====== Recorded data

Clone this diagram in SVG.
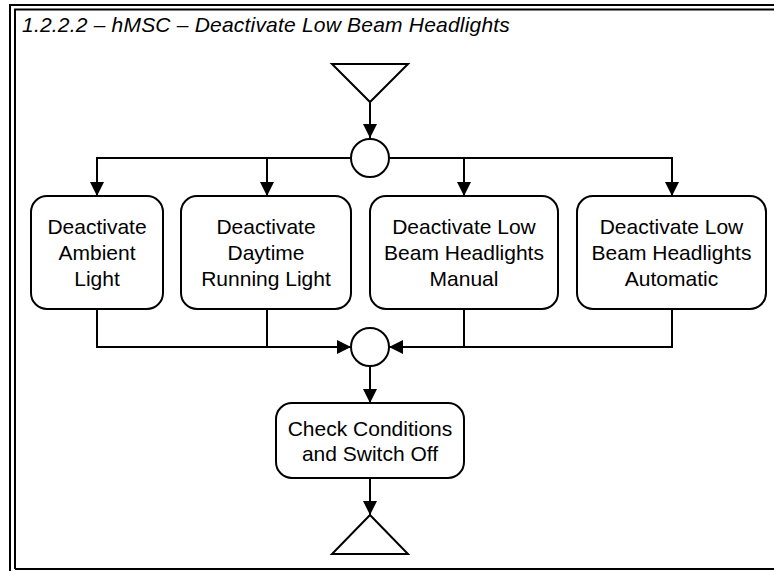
<svg xmlns="http://www.w3.org/2000/svg" width="774" height="571" viewBox="0 0 774 571">
<defs>
<marker id="arr" markerWidth="14" markerHeight="14" refX="14" refY="7" orient="auto" markerUnits="userSpaceOnUse">
<path d="M0,0 L14,7 L0,14 Z" fill="#000"/>
</marker>
</defs>
<style>
.frame{fill:none;stroke:#000;stroke-width:2}
.node{fill:#fff;stroke:#000;stroke-width:2}
.conn{fill:none;stroke:#000;stroke-width:2}
.lbl{font-family:"Liberation Sans",Arial,sans-serif;font-size:21px;fill:#000;text-anchor:middle}
.title{font-family:"Liberation Sans",Arial,sans-serif;font-size:21px;font-style:italic;fill:#000;letter-spacing:0.2px}
</style>
<rect width="774" height="571" fill="#fff"/>
<g id="frame">
<path class="frame" d="M10,571 V5 H774"/>
<path class="frame" d="M15,569 V9.5 H774"/>
<path class="frame" d="M15,569 H774"/>
<text class="title" x="22" y="32">1.2.2.2 – hMSC – Deactivate Low Beam Headlights</text>
</g>
<g id="connectors">
<path class="conn" d="M370,102 V138" marker-end="url(#arr)"/>
<path class="conn" d="M351,158 H97 V196" marker-end="url(#arr)"/>
<path class="conn" d="M267,158 V196" marker-end="url(#arr)"/>
<path class="conn" d="M389,158 H672 V196" marker-end="url(#arr)"/>
<path class="conn" d="M464,158 V196" marker-end="url(#arr)"/>
<path class="conn" d="M97,309 V347 H351" marker-end="url(#arr)"/>
<path class="conn" d="M267,309 V347"/>
<path class="conn" d="M672,309 V347 H389" marker-end="url(#arr)"/>
<path class="conn" d="M464,309 V347"/>
<path class="conn" d="M370,366 V403" marker-end="url(#arr)"/>
<path class="conn" d="M370,478 V515" marker-end="url(#arr)"/>
</g>
<g id="start">
<path class="node" d="M332,64 H408 L370,102 Z"/>
</g>
<g id="fork">
<circle class="node" cx="370" cy="158" r="19"/>
</g>
<g id="ambient">
<rect class="node" x="31" y="196" width="132" height="113" rx="16"/>
<text class="lbl" x="97" y="234">Deactivate</text>
<text class="lbl" x="97" y="260">Ambient</text>
<text class="lbl" x="97" y="286">Light</text>
</g>
<g id="daytime">
<rect class="node" x="181" y="196" width="170" height="113" rx="16"/>
<text class="lbl" x="266" y="234">Deactivate</text>
<text class="lbl" x="266" y="260">Daytime</text>
<text class="lbl" x="266" y="286">Running Light</text>
</g>
<g id="manual">
<rect class="node" x="370" y="196" width="188" height="113" rx="16"/>
<text class="lbl" x="464" y="234">Deactivate Low</text>
<text class="lbl" x="464" y="260">Beam Headlights</text>
<text class="lbl" x="464" y="286">Manual</text>
</g>
<g id="automatic">
<rect class="node" x="577" y="196" width="189" height="113" rx="16"/>
<text class="lbl" x="671.5" y="234">Deactivate Low</text>
<text class="lbl" x="671.5" y="260">Beam Headlights</text>
<text class="lbl" x="671.5" y="286">Automatic</text>
</g>
<g id="join">
<circle class="node" cx="370" cy="347" r="19"/>
</g>
<g id="check">
<rect class="node" x="276" y="403" width="188" height="75" rx="16"/>
<text class="lbl" x="370" y="436">Check Conditions</text>
<text class="lbl" x="370" y="461">and Switch Off</text>
</g>
<g id="end">
<path class="node" d="M370,515 L408,554 H332 Z"/>
</g>
</svg>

============

### Exercise prompt
Leave the pictures out, and print every line of the listing exactly as written.

### Output of the exercise
Clone this diagram in SVG.
<svg xmlns="http://www.w3.org/2000/svg" width="774" height="571" viewBox="0 0 774 571">
<defs>
<marker id="arr" markerWidth="14" markerHeight="14" refX="14" refY="7" orient="auto" markerUnits="userSpaceOnUse">
<path d="M0,0 L14,7 L0,14 Z" fill="#000"/>
</marker>
</defs>
<style>
.frame{fill:none;stroke:#000;stroke-width:2}
.node{fill:#fff;stroke:#000;stroke-width:2}
.conn{fill:none;stroke:#000;stroke-width:2}
.lbl{font-family:"Liberation Sans",Arial,sans-serif;font-size:21px;fill:#000;text-anchor:middle}
.title{font-family:"Liberation Sans",Arial,sans-serif;font-size:21px;font-style:italic;fill:#000;letter-spacing:0.2px}
</style>
<rect width="774" height="571" fill="#fff"/>
<g id="frame">
<path class="frame" d="M10,571 V5 H774"/>
<path class="frame" d="M15,569 V9.5 H774"/>
<path class="frame" d="M15,569 H774"/>
<text class="title" x="22" y="32">1.2.2.2 – hMSC – Deactivate Low Beam Headlights</text>
</g>
<g id="connectors">
<path class="conn" d="M370,102 V138" marker-end="url(#arr)"/>
<path class="conn" d="M351,158 H97 V196" marker-end="url(#arr)"/>
<path class="conn" d="M267,158 V196" marker-end="url(#arr)"/>
<path class="conn" d="M389,158 H672 V196" marker-end="url(#arr)"/>
<path class="conn" d="M464,158 V196" marker-end="url(#arr)"/>
<path class="conn" d="M97,309 V347 H351" marker-end="url(#arr)"/>
<path class="conn" d="M267,309 V347"/>
<path class="conn" d="M672,309 V347 H389" marker-end="url(#arr)"/>
<path class="conn" d="M464,309 V347"/>
<path class="conn" d="M370,366 V403" marker-end="url(#arr)"/>
<path class="conn" d="M370,478 V515" marker-end="url(#arr)"/>
</g>
<g id="start">
<path class="node" d="M332,64 H408 L370,102 Z"/>
</g>
<g id="fork">
<circle class="node" cx="370" cy="158" r="19"/>
</g>
<g id="ambient">
<rect class="node" x="31" y="196" width="132" height="113" rx="16"/>
<text class="lbl" x="97" y="234">Deactivate</text>
<text class="lbl" x="97" y="260">Ambient</text>
<text class="lbl" x="97" y="286">Light</text>
</g>
<g id="daytime">
<rect class="node" x="181" y="196" width="170" height="113" rx="16"/>
<text class="lbl" x="266" y="234">Deactivate</text>
<text class="lbl" x="266" y="260">Daytime</text>
<text class="lbl" x="266" y="286">Running Light</text>
</g>
<g id="manual">
<rect class="node" x="370" y="196" width="188" height="113" rx="16"/>
<text class="lbl" x="464" y="234">Deactivate Low</text>
<text class="lbl" x="464" y="260">Beam Headlights</text>
<text class="lbl" x="464" y="286">Manual</text>
</g>
<g id="automatic">
<rect class="node" x="577" y="196" width="189" height="113" rx="16"/>
<text class="lbl" x="671.5" y="234">Deactivate Low</text>
<text class="lbl" x="671.5" y="260">Beam Headlights</text>
<text class="lbl" x="671.5" y="286">Automatic</text>
</g>
<g id="join">
<circle class="node" cx="370" cy="347" r="19"/>
</g>
<g id="check">
<rect class="node" x="276" y="403" width="188" height="75" rx="16"/>
<text class="lbl" x="370" y="436">Check Conditions</text>
<text class="lbl" x="370" y="461">and Switch Off</text>
</g>
<g id="end">
<path class="node" d="M370,515 L408,554 H332 Z"/>
</g>
</svg>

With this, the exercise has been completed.